#### [TASK DATA]
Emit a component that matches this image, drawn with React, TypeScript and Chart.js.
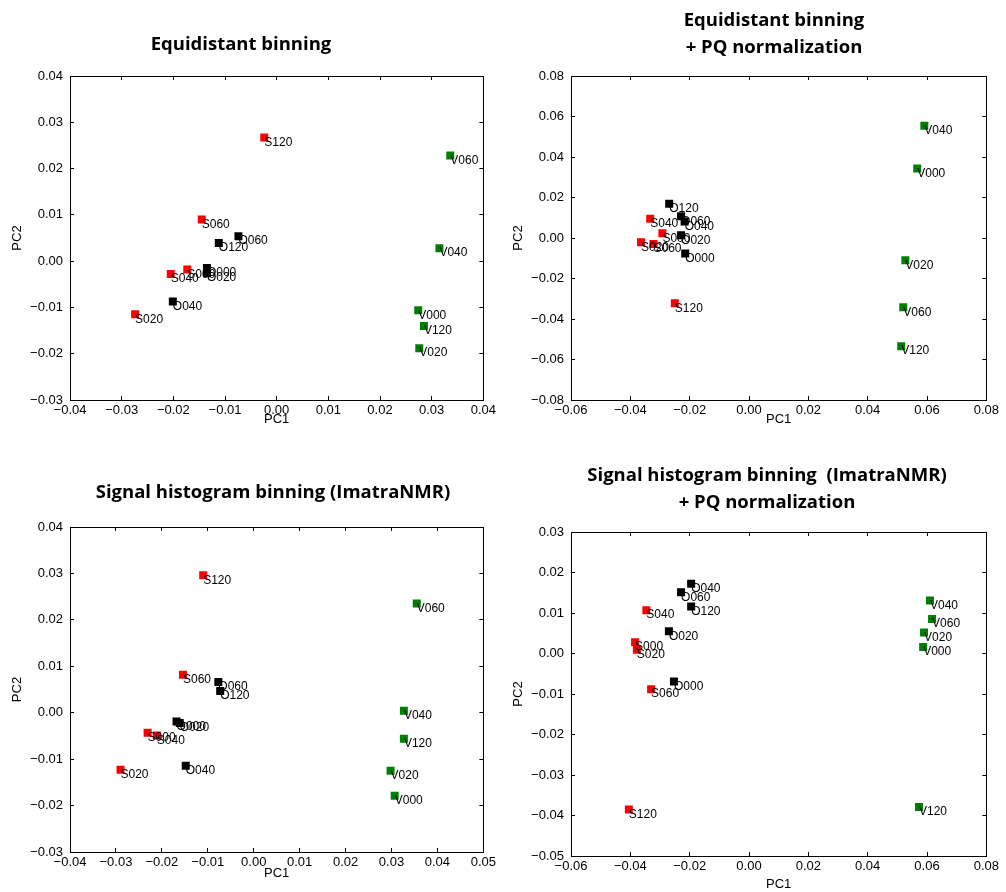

--

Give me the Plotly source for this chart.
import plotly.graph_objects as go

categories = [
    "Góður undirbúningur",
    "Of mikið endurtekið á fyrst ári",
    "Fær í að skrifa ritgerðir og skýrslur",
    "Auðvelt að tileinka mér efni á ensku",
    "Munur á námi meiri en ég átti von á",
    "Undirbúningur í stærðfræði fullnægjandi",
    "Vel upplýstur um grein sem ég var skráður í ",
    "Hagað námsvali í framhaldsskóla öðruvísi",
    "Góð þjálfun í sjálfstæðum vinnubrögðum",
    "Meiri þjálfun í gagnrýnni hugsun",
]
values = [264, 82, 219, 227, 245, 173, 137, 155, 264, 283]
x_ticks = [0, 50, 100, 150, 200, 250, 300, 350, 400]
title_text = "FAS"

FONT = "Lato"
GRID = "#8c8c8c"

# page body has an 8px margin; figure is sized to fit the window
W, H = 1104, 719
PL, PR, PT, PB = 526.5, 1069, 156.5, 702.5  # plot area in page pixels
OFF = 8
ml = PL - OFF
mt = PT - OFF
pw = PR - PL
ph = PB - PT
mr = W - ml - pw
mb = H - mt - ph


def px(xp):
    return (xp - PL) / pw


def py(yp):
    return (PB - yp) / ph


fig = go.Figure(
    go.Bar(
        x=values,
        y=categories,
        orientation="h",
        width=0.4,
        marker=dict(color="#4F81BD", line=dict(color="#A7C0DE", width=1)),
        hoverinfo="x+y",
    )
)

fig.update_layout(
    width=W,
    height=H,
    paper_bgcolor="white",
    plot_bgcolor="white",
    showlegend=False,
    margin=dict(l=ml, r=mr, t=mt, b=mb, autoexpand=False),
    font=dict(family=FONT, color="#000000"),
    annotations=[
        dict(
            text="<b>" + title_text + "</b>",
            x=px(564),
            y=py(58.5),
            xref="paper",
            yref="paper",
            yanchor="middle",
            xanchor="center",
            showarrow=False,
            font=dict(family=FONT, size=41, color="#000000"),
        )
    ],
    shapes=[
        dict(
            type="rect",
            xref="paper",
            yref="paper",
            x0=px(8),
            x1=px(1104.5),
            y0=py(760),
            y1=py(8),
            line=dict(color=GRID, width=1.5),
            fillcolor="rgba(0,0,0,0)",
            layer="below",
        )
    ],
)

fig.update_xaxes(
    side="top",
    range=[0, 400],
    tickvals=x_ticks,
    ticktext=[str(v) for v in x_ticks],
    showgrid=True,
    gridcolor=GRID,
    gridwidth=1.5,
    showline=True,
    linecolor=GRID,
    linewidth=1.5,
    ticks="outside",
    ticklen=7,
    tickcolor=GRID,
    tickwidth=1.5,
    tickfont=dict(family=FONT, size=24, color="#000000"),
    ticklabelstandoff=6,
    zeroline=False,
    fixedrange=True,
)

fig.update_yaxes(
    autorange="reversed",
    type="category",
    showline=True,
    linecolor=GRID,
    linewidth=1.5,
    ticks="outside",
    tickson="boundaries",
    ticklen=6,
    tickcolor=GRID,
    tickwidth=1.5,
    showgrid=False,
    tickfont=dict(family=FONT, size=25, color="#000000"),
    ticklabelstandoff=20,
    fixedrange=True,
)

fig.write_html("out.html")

#### [WHAT IS NEEDED]
Reproduce exactly the lines from the line with "Give me the Plotly source for this chart." through the line with "return (PB - yp) / ph", both end lines included, and only those lines.

#### [SOLUTION]
Give me the Plotly source for this chart.
import plotly.graph_objects as go

categories = [
    "Góður undirbúningur",
    "Of mikið endurtekið á fyrst ári",
    "Fær í að skrifa ritgerðir og skýrslur",
    "Auðvelt að tileinka mér efni á ensku",
    "Munur á námi meiri en ég átti von á",
    "Undirbúningur í stærðfræði fullnægjandi",
    "Vel upplýstur um grein sem ég var skráður í ",
    "Hagað námsvali í framhaldsskóla öðruvísi",
    "Góð þjálfun í sjálfstæðum vinnubrögðum",
    "Meiri þjálfun í gagnrýnni hugsun",
]
values = [264, 82, 219, 227, 245, 173, 137, 155, 264, 283]
x_ticks = [0, 50, 100, 150, 200, 250, 300, 350, 400]
title_text = "FAS"

FONT = "Lato"
GRID = "#8c8c8c"

# page body has an 8px margin; figure is sized to fit the window
W, H = 1104, 719
PL, PR, PT, PB = 526.5, 1069, 156.5, 702.5  # plot area in page pixels
OFF = 8
ml = PL - OFF
mt = PT - OFF
pw = PR - PL
ph = PB - PT
mr = W - ml - pw
mb = H - mt - ph


def px(xp):
    return (xp - PL) / pw


def py(yp):
    return (PB - yp) / ph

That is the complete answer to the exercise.